Thirsk School and Sixth Form College is a secondary school located in Sowerby, a village adjoining Thirsk, North Yorkshire, England.

Thirsk School has nearly 1,200 pupils, including about 200 in the sixth form.

The headteacher is Emma Lambden who took over in 2018 from the former head, Stuart Mason, when he left to take up a senior post in Norfolk.

School performance

In 2012 an Ofsted inspection rated Thirsk School as Grade 2 (good) for all areas and overall effectiveness.

As of 2021, the school's most recent inspection was in 2017, with a judgement of Good.

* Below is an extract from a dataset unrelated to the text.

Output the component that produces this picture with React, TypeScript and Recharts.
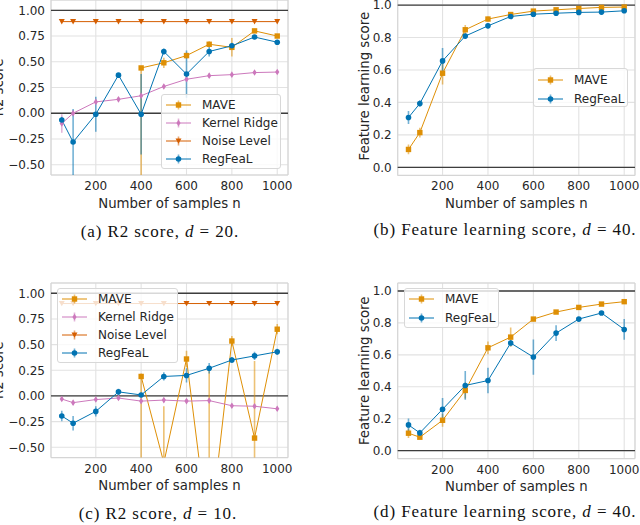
import React from 'react';
import { ComposedChart, Line, XAxis, YAxis, CartesianGrid, ReferenceLine, ReferenceArea, ErrorBar, Legend } from 'recharts';

// sample sizes shared by all four panels
const samples = [50, 100, 200, 300, 400, 500, 600, 700, 800, 900, 1000];
const xTicks = [200, 400, 600, 800, 1000];
const r2Ticks = [-0.5, -0.25, 0, 0.25, 0.5, 0.75, 1.0];
const flTicks = [0, 0.2, 0.4, 0.6, 0.8, 1.0];

type Err = number | [number, number] | null;

// (a) R2 score, d = 20
const maveR2d20 = [null, null, null, null, 0.44, 0.49, 0.56, 0.67, 0.64, 0.80, 0.75];
const maveR2d20Err: Err[] = [null, null, null, null, [1.4, 0.0], 0.05, 0.03, 0.03, 0.09, 0.02, 0.02];
const krrR2d20 = [-0.10, 0.0, 0.11, 0.135, 0.17, 0.26, 0.33, 0.365, 0.375, 0.395, 0.40];
const krrR2d20Err: Err[] = [0.09, 0.03, 0.02, 0.02, 0.02, 0.02, 0.02, 0.02, 0.015, 0.015, 0.015];
const noiseR2d20 = [0.89, 0.89, 0.89, 0.89, 0.89, 0.89, 0.89, 0.89, 0.89, 0.89, 0.89];
const regR2d20 = [-0.065, -0.28, -0.01, 0.37, -0.01, 0.60, 0.38, 0.60, 0.655, 0.74, 0.69];
const regR2d20Err: Err[] = [0.03, 0.32, 0.17, 0.02, 0.39, 0.03, 0.23, 0.05, 0.03, 0.02, 0.02];

// (b) feature learning score, d = 40
const maveFLb = [0.11, 0.214, 0.58, 0.848, 0.914, 0.942, 0.963, 0.971, 0.979, 0.986, 0.988];
const maveFLbErr: Err[] = [0.03, 0.03, 0.07, 0.03, 0.015, 0.01, 0.01, 0.008, 0.008, 0.008, 0.008];
const regFLb = [0.307, 0.393, 0.656, 0.809, 0.872, 0.93, 0.944, 0.95, 0.955, 0.957, 0.965];
const regFLbErr: Err[] = [0.04, 0.02, 0.08, 0.015, 0.015, 0.01, 0.01, 0.01, 0.01, 0.01, 0.01];

// (c) R2 score, d = 10
const maveR2d10 = [null, null, null, null, 0.19, -0.65, 0.36, -1.4, 0.535, -0.41, 0.65];
const maveR2d10Err: Err[] = [null, null, null, null, [1.5, 0.03], [1.5, 0.55], 0.08, [1.5, 1.65], 0.05, [1.5, 0.75], 0.05];
const krrR2d10 = [-0.03, -0.065, -0.035, -0.02, -0.05, -0.04, -0.05, -0.045, -0.095, -0.10, -0.125];
const krrR2d10Err: Err[] = [0.02, 0.02, 0.02, 0.02, 0.02, 0.02, 0.02, 0.02, 0.02, 0.02, 0.02];
const noiseR2d10 = [0.90, 0.90, 0.90, 0.90, 0.90, 0.90, 0.90, 0.90, 0.90, 0.90, 0.90];
const regR2d10 = [-0.195, -0.265, -0.15, 0.04, 0.01, 0.19, 0.20, 0.27, 0.35, 0.39, 0.43];
const regR2d10Err: Err[] = [0.05, 0.07, 0.05, 0.03, 0.02, 0.04, 0.07, 0.05, 0.03, 0.04, 0.03];

// (d) feature learning score, d = 40
const maveFLd = [0.109, 0.084, 0.19, 0.377, 0.644, 0.711, 0.824, 0.868, 0.897, 0.918, 0.933];
const maveFLdErr: Err[] = [0.03, 0.01, 0.04, 0.05, 0.04, 0.06, 0.01, 0.01, 0.01, 0.01, 0.01];
const regFLd = [0.161, 0.111, 0.259, 0.408, 0.439, 0.674, 0.586, 0.736, 0.824, 0.862, 0.759];
const regFLdErr: Err[] = [0.04, 0.02, 0.07, 0.09, 0.08, 0.02, 0.11, 0.05, 0.01, 0.01, 0.065];

const COLORS = {
  mave: '#de8f05',
  krr: '#cc78bc',
  noise: '#d55e00',
  reg: '#0173b2',
};
const TEXT = '#262626';

type MarkerKind = 'square' | 'thinDiamond' | 'triDown' | 'circle';

interface Series {
  key: string;
  name: string;
  color: string;
  marker: MarkerKind;
  values: (number | null)[];
  errs?: Err[];
}

function marker(kind: MarkerKind, cx: number, cy: number, color: string, key?: string) {
  switch (kind) {
    case 'square':
      return <rect key={key} x={cx - 2.7} y={cy - 2.7} width={5.4} height={5.4} fill={color} />;
    case 'thinDiamond':
      return <polygon key={key} points={`${cx},${cy - 3.3} ${cx + 2.1},${cy} ${cx},${cy + 3.3} ${cx - 2.1},${cy}`} fill={color} />;
    case 'triDown':
      return <polygon key={key} points={`${cx - 3},${cy - 2.6} ${cx + 3},${cy - 2.6} ${cx},${cy + 2.8}`} fill={color} />;
    default:
      return <circle key={key} cx={cx} cy={cy} r={2.8} fill={color} />;
  }
}

function buildRows(series: Series[]) {
  return samples.map((n, i) => {
    const row: any = { n };
    series.forEach(s => {
      const v = s.values[i];
      if (v != null) {
        row[s.key] = v;
        if (s.errs && s.errs[i] != null) row[s.key + 'Err'] = s.errs[i];
      }
    });
    return row;
  });
}

function LegendBox({ items, width, height, rowH }: { items: Series[]; width: number; height: number; rowH: number }) {
  return (
    <div style={{
      width, height, boxSizing: 'border-box', border: '1px solid #d8d8d8', borderRadius: 3,
      background: 'rgba(255,255,255,0.8)', paddingTop: 1, paddingLeft: 4,
    }}>
      {items.map(s => (
        <div key={s.key} style={{ display: 'flex', alignItems: 'center', height: rowH }}>
          <svg width={26} height={18} style={{ display: 'block' }}>
            <line x1={0} x2={25} y1={9} y2={9} stroke={s.color} strokeWidth={1} />
            <line x1={12.5} x2={12.5} y1={4.5} y2={13.5} stroke={s.color} strokeOpacity={0.55} strokeWidth={1.6} />
            {marker(s.marker, 12.5, 9, s.color)}
          </svg>
          <span style={{ marginLeft: 10, fontSize: 12, color: TEXT, lineHeight: '14px' }}>{s.name}</span>
        </div>
      ))}
    </div>
  );
}

interface PanelProps {
  id: string;
  left: number;
  top: number;
  height: number;
  yAxisWidth: number;
  right: number;
  domain: [number, number];
  ticks: number[];
  digits: number;
  yLabel: string;
  yLabelX: number;
  series: Series[];
  legend: { left: number; top: number; width: number; height: number; rowH: number };
}

const CHART_W = 320;
const TOP_PAD = 10;
const X_AXIS_H = 35;

function Panel({ id, left, top, height, yAxisWidth, right, domain, ticks, digits, yLabel, yLabelX, series, legend }: PanelProps) {
  const rows = buildRows(series);
  const fmt = (v: number) => (v < 0 ? '\u2212' + Math.abs(v).toFixed(digits) : v.toFixed(digits));
  const clipId = `errclip-${id}`;
  // error bars are not clipped by recharts, so clip them to the plot area
  return (
    <div id={`panel-${id}`} style={{ position: 'absolute', left, top }}>
      <svg width={0} height={0} style={{ position: 'absolute' }}>
        <defs>
          <clipPath id={clipId} clipPathUnits="userSpaceOnUse">
            <rect x={yAxisWidth} y={TOP_PAD} width={CHART_W - right - yAxisWidth} height={height - TOP_PAD - X_AXIS_H} />
          </clipPath>
        </defs>
      </svg>
      <style>{`#panel-${id} .recharts-errorBars, #panel-${id} .recharts-errorBar { clip-path: url(#${clipId}); }`}</style>
      <ComposedChart width={CHART_W} height={height} data={rows} margin={{ top: TOP_PAD, right, bottom: 0, left: 0 }}>
        <CartesianGrid stroke="#e2e2e2" strokeWidth={1.1} />
        <ReferenceArea x1={2.5} x2={1047.5} y1={domain[0]} y2={domain[1]} fill="none" stroke="#d4d4d4" strokeWidth={1} />
        <XAxis
          dataKey="n"
          type="number"
          domain={[2.5, 1047.5]}
          ticks={xTicks}
          allowDataOverflow
          tickLine={false}
          axisLine={false}
          tickSize={0}
          height={X_AXIS_H}
          tickMargin={6.5}
          tick={{ fontSize: 12, fill: TEXT }}
          label={{ value: 'Number of samples n', position: 'insideBottom', offset: 2.5, fontSize: 13.3, fill: TEXT }}
        />
        <YAxis
          type="number"
          domain={domain}
          ticks={ticks}
          allowDataOverflow
          tickLine={false}
          axisLine={false}
          tickSize={0}
          width={yAxisWidth}
          tickMargin={6}
          tickFormatter={fmt}
          tick={{ fontSize: 12, fill: TEXT }}
          label={{ value: yLabel, angle: -90, position: 'insideLeft', offset: yLabelX, fontSize: 13.3, fill: TEXT, style: { textAnchor: 'middle' } }}
        />
        <ReferenceLine y={1} stroke="#3d3d3d" strokeWidth={1.3} />
        <ReferenceLine y={0} stroke="#3d3d3d" strokeWidth={1.3} />
        {series.map(s => (
          <Line
            key={s.key}
            dataKey={s.key}
            name={s.name}
            type="linear"
            stroke={s.color}
            strokeWidth={1}
            isAnimationActive={false}
            activeDot={false}
            dot={(p: any) =>
              p.cx == null || p.cy == null || p.value == null
                ? <g key={`${s.key}-${p.index}`} />
                : marker(s.marker, p.cx, p.cy, s.color, `${s.key}-${p.index}`)
            }
          >
            {s.errs && (
              <ErrorBar dataKey={s.key + 'Err'} direction="y" width={0} stroke={s.color} strokeOpacity={0.55} strokeWidth={1.6} isAnimationActive={false} />
            )}
          </Line>
        ))}
        <Legend
          layout="horizontal"
          verticalAlign="middle"
          align="center"
          wrapperStyle={{ left: legend.left, top: legend.top, width: legend.width, height: legend.height }}
          content={() => <LegendBox items={series} width={legend.width} height={legend.height} rowH={legend.rowH} />}
        />
      </ComposedChart>
    </div>
  );
}

const seriesA: Series[] = [
  { key: 'mave', name: 'MAVE', color: COLORS.mave, marker: 'square', values: maveR2d20, errs: maveR2d20Err },
  { key: 'krr', name: 'Kernel Ridge', color: COLORS.krr, marker: 'thinDiamond', values: krrR2d20, errs: krrR2d20Err },
  { key: 'noise', name: 'Noise Level', color: COLORS.noise, marker: 'triDown', values: noiseR2d20 },
  { key: 'reg', name: 'RegFeaL', color: COLORS.reg, marker: 'circle', values: regR2d20, errs: regR2d20Err },
];
const seriesB: Series[] = [
  { key: 'mave', name: 'MAVE', color: COLORS.mave, marker: 'square', values: maveFLb, errs: maveFLbErr },
  { key: 'reg', name: 'RegFeaL', color: COLORS.reg, marker: 'circle', values: regFLb, errs: regFLbErr },
];
const seriesC: Series[] = [
  { key: 'mave', name: 'MAVE', color: COLORS.mave, marker: 'square', values: maveR2d10, errs: maveR2d10Err },
  { key: 'krr', name: 'Kernel Ridge', color: COLORS.krr, marker: 'thinDiamond', values: krrR2d10, errs: krrR2d10Err },
  { key: 'noise', name: 'Noise Level', color: COLORS.noise, marker: 'triDown', values: noiseR2d10 },
  { key: 'reg', name: 'RegFeaL', color: COLORS.reg, marker: 'circle', values: regR2d10, errs: regR2d10Err },
];
const seriesD: Series[] = [
  { key: 'mave', name: 'MAVE', color: COLORS.mave, marker: 'square', values: maveFLd, errs: maveFLdErr },
  { key: 'reg', name: 'RegFeaL', color: COLORS.reg, marker: 'circle', values: regFLd, errs: regFLdErr },
];

function Caption({ left, top, label, text, d }: { left: number; top: number; label: string; text: string; d: string }) {
  return (
    <div style={{
      position: 'absolute', left, top, width: 320, textAlign: 'center',
      fontFamily: '"Liberation Serif", serif', fontSize: 17, letterSpacing: 0.9, lineHeight: '20px', color: '#111',
    }}>
      ({label}) {text}, <i>d</i> = {d}.
    </div>
  );
}

export default function App() {
  return (
    <div style={{
      position: 'absolute', left: 0, top: 0, width: 640, height: 525, overflow: 'hidden',
      background: '#fff', fontFamily: '"DejaVu Sans", sans-serif',
    }}>
      <Panel id="a" left={-20} top={-10} height={220} yAxisWidth={71} right={12} domain={[-0.6, 1.1]} ticks={r2Ticks} digits={2}
        yLabel="R2 score" yLabelX={18.5} series={seriesA}
        legend={{ left: 181, top: 104, width: 120, height: 75, rowH: 18 }} />
      <Panel id="b" left={330} top={-13} height={223.4} yAxisWidth={67.7} right={15} domain={[-0.05, 1.05]} ticks={flTicks} digits={1}
        yLabel="Feature learning score" yLabelX={34} series={seriesB}
        legend={{ left: 203, top: 81, width: 95, height: 39, rowH: 19 }} />
      <Panel id="c" left={-20} top={273} height={219.6} yAxisWidth={71} right={12} domain={[-0.6, 1.1]} ticks={r2Ticks} digits={2}
        yLabel="R2 score" yLabelX={18.5} series={seriesC}
        legend={{ left: 77, top: 15, width: 121, height: 75, rowH: 18 }} />
      <Panel id="d" left={330} top={272.7} height={220.6} yAxisWidth={67.7} right={15} domain={[-0.05, 1.05]} ticks={flTicks} digits={1}
        yLabel="Feature learning score" yLabelX={34} series={seriesD}
        legend={{ left: 74, top: 15.3, width: 95, height: 40, rowH: 19 }} />
      <Caption left={0} top={222} label="a" text="R2 score" d="20" />
      <Caption left={345} top={220} label="b" text="Feature learning score" d="40" />
      <Caption left={-2} top={504} label="c" text="R2 score" d="10" />
      <Caption left={345} top={502} label="d" text="Feature learning score" d="40" />
    </div>
  );
}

In 2019, the proportion of pupils entering the English Baccalaureate was 67%, considerably above the average for North Yorkshire and for England. The proportion achieving Grade 5 or above in English and maths GCSEs was 38%, considerably below the average for North Yorkshire and for England. The Attainment 8 score was in line with the average for North Yorkshire and for England.

The average A Level grade in 2019 was C, compared to an average of C+ in North Yorkshire and in England. The A Level progress score was below average.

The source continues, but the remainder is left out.